#### Record extracts

━━━━━━━━━━━━━━━━

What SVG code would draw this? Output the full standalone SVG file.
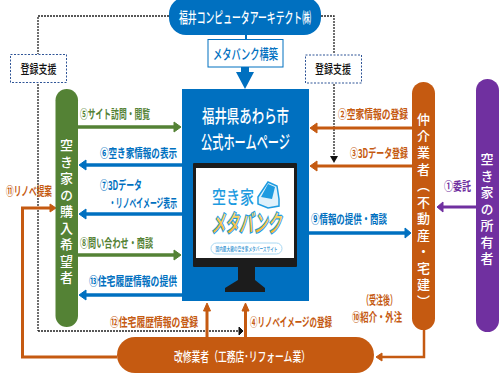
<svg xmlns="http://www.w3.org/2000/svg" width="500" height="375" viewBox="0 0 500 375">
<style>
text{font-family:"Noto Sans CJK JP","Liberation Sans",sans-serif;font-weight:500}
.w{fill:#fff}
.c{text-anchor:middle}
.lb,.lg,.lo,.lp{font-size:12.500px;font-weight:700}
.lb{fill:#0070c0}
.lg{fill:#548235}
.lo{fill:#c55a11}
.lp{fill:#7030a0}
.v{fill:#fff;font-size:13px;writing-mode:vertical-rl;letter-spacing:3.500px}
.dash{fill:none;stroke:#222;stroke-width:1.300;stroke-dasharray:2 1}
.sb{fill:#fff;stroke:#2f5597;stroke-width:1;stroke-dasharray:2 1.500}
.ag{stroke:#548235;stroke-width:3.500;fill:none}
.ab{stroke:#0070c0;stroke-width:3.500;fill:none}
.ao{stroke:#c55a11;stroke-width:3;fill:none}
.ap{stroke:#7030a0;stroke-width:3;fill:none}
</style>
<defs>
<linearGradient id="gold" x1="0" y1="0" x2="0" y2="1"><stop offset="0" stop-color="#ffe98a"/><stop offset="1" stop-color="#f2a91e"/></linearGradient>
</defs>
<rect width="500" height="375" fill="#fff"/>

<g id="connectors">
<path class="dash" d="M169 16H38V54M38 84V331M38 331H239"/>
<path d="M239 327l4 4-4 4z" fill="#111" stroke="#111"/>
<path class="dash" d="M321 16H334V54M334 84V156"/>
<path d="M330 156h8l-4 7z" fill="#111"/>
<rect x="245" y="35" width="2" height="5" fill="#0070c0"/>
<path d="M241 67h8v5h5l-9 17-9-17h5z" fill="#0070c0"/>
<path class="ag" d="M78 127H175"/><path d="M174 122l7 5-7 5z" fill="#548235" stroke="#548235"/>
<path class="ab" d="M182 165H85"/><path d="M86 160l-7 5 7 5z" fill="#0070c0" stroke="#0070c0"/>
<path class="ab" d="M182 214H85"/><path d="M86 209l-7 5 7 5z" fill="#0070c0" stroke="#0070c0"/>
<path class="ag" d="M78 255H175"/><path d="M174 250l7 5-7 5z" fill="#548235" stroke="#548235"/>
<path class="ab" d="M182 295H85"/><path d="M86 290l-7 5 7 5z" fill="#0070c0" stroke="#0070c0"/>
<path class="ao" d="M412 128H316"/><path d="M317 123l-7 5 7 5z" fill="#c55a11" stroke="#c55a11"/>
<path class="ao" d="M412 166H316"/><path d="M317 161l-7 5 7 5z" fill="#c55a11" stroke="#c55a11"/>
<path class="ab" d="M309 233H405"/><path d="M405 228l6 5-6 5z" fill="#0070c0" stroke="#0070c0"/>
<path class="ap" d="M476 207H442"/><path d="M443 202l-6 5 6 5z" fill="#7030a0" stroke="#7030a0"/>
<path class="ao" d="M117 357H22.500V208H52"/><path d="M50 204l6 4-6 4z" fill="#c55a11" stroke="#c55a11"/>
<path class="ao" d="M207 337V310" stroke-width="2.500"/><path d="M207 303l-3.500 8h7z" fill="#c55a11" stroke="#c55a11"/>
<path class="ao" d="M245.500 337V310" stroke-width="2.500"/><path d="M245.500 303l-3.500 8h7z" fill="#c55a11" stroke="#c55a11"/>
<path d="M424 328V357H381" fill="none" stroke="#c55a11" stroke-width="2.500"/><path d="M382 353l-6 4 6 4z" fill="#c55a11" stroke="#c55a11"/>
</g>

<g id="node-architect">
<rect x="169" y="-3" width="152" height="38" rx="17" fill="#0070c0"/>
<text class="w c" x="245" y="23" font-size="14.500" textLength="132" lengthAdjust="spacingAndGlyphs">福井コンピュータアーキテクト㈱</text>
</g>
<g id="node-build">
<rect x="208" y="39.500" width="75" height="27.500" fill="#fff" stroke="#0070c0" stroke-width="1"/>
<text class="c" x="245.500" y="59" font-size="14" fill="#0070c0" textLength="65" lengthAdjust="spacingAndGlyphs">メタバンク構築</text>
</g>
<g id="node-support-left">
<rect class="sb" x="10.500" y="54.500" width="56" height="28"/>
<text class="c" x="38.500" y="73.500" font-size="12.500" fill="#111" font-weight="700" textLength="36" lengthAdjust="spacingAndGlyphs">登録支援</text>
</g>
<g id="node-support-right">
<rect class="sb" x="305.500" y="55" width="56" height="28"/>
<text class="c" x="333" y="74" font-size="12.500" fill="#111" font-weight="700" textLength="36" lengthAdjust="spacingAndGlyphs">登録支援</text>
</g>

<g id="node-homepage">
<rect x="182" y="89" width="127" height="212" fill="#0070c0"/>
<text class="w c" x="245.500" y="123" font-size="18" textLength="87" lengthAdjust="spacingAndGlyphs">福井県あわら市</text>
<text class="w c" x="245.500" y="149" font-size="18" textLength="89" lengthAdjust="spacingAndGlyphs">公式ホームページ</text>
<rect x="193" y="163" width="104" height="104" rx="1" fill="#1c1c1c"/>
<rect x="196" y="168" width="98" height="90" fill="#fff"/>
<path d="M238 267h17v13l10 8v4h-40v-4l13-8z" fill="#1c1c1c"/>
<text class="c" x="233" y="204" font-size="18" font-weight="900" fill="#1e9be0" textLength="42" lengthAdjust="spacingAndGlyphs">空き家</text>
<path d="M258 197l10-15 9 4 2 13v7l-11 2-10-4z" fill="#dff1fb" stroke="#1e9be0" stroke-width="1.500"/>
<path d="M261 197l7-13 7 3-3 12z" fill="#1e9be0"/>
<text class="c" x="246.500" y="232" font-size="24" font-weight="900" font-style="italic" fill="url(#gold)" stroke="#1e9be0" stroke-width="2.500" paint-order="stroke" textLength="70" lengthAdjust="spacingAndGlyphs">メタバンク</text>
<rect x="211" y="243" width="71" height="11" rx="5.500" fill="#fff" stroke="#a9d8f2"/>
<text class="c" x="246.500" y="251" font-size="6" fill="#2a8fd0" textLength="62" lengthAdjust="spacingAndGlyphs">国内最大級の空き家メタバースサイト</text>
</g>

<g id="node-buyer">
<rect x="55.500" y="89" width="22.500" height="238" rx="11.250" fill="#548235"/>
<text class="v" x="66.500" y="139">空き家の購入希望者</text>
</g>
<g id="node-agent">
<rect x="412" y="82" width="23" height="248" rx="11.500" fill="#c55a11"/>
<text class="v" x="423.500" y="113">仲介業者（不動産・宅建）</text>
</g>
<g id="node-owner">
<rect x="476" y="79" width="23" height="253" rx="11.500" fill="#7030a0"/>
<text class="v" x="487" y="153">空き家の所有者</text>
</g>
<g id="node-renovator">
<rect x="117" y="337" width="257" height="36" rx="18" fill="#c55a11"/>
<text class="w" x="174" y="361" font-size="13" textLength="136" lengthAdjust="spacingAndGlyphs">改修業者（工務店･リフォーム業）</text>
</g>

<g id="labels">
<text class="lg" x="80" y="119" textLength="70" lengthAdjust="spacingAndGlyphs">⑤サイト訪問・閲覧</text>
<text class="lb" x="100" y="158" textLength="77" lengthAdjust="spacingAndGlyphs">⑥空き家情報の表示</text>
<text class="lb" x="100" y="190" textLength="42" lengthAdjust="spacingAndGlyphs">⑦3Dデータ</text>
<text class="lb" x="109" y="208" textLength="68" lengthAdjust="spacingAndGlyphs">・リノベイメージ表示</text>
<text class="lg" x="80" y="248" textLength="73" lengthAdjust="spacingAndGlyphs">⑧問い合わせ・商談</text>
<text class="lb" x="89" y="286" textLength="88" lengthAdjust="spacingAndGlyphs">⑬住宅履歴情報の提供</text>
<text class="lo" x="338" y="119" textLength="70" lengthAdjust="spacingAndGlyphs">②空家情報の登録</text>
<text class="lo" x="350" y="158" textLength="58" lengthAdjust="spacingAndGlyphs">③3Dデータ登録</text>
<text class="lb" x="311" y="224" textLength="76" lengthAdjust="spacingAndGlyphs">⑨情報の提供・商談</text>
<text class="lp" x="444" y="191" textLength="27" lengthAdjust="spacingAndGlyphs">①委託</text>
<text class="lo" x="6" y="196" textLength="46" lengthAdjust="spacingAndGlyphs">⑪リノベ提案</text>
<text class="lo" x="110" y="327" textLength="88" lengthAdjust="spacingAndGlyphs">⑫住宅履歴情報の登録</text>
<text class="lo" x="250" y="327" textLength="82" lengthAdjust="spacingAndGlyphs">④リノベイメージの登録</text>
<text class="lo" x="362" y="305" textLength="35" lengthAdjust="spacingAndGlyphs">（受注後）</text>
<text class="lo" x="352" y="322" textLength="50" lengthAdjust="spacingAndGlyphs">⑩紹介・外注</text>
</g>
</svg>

━━━━━━━━━━━━━━━━

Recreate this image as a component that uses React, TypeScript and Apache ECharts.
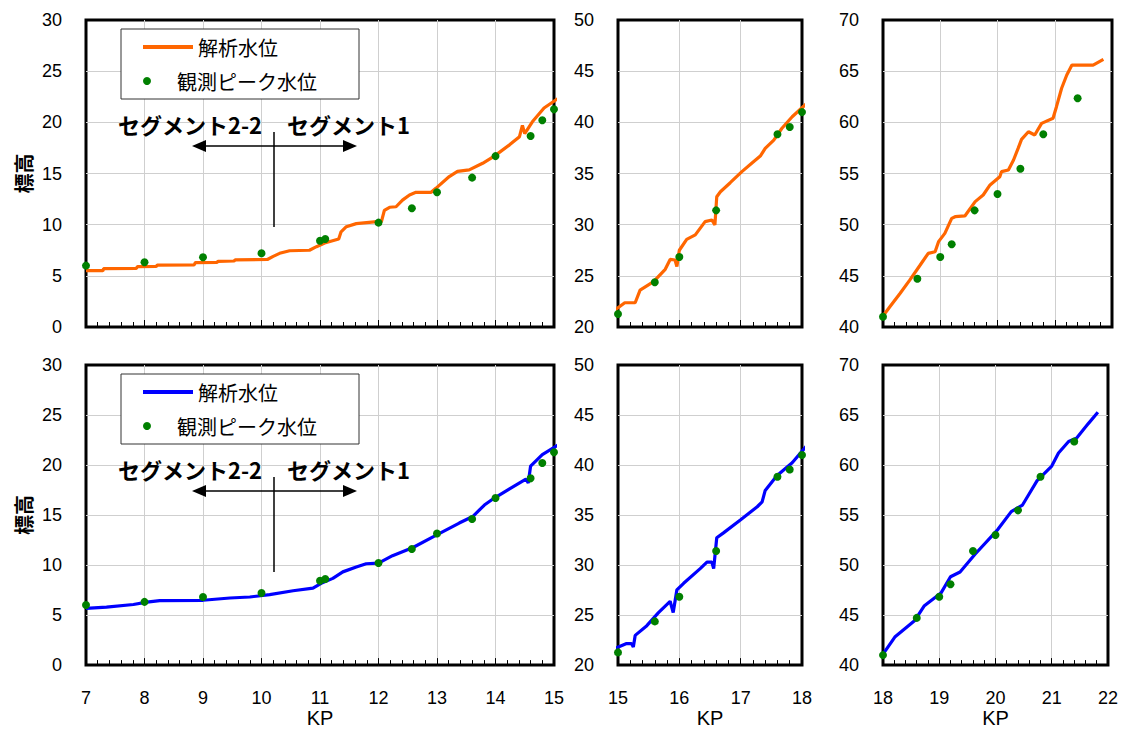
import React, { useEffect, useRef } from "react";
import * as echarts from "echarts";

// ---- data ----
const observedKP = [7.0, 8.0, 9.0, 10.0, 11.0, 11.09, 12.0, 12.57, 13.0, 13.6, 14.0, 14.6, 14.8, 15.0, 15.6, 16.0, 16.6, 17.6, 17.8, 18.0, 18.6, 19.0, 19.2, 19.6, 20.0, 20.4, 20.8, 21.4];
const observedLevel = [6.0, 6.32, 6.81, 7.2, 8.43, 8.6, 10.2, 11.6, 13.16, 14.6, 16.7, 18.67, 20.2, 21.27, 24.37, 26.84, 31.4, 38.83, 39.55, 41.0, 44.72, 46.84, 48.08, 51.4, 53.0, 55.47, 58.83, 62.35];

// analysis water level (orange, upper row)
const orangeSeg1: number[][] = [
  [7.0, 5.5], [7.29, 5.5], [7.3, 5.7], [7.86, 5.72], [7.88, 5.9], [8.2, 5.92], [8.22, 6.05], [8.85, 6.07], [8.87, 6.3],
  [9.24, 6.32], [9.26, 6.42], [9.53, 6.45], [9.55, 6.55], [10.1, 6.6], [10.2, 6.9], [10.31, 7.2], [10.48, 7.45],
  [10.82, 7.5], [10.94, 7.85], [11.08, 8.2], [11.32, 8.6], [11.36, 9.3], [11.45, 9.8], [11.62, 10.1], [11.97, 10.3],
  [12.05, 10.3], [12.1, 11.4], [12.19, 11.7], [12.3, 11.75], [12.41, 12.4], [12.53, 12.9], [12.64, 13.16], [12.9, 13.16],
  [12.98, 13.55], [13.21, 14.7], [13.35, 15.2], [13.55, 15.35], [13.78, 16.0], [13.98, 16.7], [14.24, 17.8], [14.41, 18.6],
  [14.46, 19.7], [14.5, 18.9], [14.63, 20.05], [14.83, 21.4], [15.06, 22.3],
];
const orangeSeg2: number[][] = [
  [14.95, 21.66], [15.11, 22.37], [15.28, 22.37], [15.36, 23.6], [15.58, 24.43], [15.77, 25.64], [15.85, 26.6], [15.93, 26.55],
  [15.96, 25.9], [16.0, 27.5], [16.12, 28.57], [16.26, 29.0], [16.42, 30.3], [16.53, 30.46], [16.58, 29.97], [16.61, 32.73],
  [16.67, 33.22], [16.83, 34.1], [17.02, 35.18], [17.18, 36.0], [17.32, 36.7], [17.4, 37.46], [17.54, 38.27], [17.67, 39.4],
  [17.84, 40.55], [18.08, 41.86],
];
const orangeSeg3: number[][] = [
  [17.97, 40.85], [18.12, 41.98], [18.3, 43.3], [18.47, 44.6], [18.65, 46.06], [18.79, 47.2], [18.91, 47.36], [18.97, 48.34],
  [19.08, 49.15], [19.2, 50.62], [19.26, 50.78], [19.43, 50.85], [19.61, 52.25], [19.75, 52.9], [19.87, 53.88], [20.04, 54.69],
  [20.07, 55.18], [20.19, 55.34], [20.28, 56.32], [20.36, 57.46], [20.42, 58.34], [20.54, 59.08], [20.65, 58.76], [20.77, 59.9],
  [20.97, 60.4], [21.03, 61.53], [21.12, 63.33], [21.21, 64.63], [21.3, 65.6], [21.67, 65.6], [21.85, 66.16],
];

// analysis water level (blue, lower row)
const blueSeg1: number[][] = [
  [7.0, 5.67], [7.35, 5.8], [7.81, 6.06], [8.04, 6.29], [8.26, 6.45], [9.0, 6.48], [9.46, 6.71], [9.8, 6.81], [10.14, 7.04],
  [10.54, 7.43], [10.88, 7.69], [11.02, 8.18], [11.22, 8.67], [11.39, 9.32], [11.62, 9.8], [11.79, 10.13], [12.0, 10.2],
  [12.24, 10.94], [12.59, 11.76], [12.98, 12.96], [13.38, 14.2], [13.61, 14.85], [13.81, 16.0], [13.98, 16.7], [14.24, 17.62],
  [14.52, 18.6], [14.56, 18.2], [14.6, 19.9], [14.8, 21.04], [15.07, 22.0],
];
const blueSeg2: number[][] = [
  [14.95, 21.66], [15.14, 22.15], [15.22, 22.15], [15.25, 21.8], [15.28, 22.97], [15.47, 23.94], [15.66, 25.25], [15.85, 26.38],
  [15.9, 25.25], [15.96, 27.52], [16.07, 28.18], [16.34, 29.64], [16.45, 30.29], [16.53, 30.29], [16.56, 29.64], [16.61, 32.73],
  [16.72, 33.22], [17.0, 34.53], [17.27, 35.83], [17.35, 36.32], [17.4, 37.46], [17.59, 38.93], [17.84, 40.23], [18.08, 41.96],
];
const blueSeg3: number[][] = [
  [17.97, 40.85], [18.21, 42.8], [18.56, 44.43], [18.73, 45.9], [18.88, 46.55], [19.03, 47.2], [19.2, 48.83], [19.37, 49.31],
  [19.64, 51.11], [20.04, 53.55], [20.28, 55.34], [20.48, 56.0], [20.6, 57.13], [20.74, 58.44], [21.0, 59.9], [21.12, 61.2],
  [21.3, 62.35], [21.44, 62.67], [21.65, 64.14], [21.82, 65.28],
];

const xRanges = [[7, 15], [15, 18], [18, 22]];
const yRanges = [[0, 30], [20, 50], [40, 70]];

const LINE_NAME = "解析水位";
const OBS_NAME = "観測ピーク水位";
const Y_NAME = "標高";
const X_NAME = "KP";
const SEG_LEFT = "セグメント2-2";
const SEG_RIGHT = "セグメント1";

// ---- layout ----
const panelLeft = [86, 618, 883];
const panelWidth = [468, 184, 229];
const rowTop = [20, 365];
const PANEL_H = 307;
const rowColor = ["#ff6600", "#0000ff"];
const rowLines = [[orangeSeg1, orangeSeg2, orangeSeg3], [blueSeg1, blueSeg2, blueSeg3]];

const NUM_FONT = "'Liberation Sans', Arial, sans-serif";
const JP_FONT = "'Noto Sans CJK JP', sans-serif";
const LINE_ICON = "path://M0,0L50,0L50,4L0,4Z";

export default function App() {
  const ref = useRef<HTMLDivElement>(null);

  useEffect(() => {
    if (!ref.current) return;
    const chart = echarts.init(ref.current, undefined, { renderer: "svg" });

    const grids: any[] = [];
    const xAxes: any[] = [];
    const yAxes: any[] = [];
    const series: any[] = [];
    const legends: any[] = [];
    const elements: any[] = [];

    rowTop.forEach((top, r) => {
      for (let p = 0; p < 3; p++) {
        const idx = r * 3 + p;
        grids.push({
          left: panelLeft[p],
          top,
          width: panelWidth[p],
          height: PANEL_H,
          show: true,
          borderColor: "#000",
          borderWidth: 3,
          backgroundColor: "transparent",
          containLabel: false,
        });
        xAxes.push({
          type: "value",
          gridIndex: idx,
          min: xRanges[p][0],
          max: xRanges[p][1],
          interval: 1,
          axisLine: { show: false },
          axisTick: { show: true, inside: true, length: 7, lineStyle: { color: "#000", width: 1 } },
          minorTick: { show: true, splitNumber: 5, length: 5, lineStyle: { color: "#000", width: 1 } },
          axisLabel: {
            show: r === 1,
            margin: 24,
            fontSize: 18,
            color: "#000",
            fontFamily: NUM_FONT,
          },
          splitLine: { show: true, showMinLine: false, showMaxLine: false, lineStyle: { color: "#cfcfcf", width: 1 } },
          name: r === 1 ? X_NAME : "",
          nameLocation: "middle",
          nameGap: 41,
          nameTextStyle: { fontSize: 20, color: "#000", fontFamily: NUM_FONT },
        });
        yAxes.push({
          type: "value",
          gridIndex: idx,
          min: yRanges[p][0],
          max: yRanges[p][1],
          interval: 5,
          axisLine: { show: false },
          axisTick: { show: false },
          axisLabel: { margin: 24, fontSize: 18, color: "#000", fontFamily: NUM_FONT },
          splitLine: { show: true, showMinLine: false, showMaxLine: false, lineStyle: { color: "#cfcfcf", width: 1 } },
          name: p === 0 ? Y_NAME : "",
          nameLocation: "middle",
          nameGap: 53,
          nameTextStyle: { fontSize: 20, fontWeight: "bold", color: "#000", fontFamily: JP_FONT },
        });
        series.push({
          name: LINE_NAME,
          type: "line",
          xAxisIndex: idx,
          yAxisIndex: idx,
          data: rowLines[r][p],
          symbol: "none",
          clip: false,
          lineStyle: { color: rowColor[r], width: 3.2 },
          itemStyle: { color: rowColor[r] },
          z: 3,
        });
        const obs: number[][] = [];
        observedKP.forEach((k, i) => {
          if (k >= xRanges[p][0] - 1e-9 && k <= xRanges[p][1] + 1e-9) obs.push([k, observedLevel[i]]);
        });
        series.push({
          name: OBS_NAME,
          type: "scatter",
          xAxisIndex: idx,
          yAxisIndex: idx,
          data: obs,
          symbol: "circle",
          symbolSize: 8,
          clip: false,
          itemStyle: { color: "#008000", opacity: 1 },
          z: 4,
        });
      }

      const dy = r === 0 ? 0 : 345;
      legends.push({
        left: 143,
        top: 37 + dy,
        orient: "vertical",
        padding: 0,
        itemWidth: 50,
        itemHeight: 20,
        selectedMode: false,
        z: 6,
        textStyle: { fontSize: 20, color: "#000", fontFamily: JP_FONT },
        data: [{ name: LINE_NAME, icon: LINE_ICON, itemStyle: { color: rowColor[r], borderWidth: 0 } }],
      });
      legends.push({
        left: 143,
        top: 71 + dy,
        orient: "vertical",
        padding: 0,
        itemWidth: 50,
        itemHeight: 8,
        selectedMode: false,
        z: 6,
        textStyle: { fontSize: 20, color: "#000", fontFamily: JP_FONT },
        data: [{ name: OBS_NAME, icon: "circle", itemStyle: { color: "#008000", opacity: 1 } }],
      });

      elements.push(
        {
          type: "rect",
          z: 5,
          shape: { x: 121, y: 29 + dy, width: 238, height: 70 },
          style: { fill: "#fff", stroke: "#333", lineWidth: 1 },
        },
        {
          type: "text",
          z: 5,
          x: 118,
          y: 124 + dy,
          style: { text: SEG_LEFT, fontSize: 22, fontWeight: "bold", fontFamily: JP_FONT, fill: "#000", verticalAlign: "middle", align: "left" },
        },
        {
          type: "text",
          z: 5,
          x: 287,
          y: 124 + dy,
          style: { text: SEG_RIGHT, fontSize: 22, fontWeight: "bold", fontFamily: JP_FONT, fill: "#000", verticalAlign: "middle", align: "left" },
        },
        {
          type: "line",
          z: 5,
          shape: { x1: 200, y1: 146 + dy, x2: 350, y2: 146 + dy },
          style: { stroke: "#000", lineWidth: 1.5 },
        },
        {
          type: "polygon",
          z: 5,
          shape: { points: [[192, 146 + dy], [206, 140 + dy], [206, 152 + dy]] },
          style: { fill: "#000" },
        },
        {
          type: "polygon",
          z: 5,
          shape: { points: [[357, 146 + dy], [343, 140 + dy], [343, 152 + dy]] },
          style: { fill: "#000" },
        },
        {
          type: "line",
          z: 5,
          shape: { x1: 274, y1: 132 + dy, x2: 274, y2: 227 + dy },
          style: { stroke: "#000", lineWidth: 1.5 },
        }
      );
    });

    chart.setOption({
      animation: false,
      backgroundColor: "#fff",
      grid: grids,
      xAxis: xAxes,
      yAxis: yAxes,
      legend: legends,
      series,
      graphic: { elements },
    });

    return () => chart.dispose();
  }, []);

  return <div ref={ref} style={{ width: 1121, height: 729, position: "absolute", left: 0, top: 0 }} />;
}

━━━━━━━━━━━━━━━━

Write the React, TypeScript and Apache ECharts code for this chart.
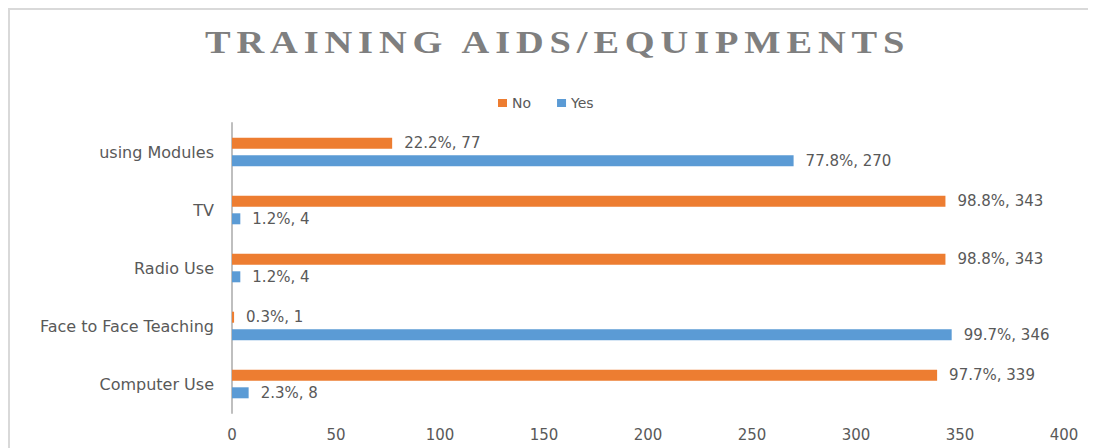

━━━━━━━━━━━━━━━━

#### Your objective
Reply with one number: the count of lines in the entries that include the word "Apache".

#### Problem solution
2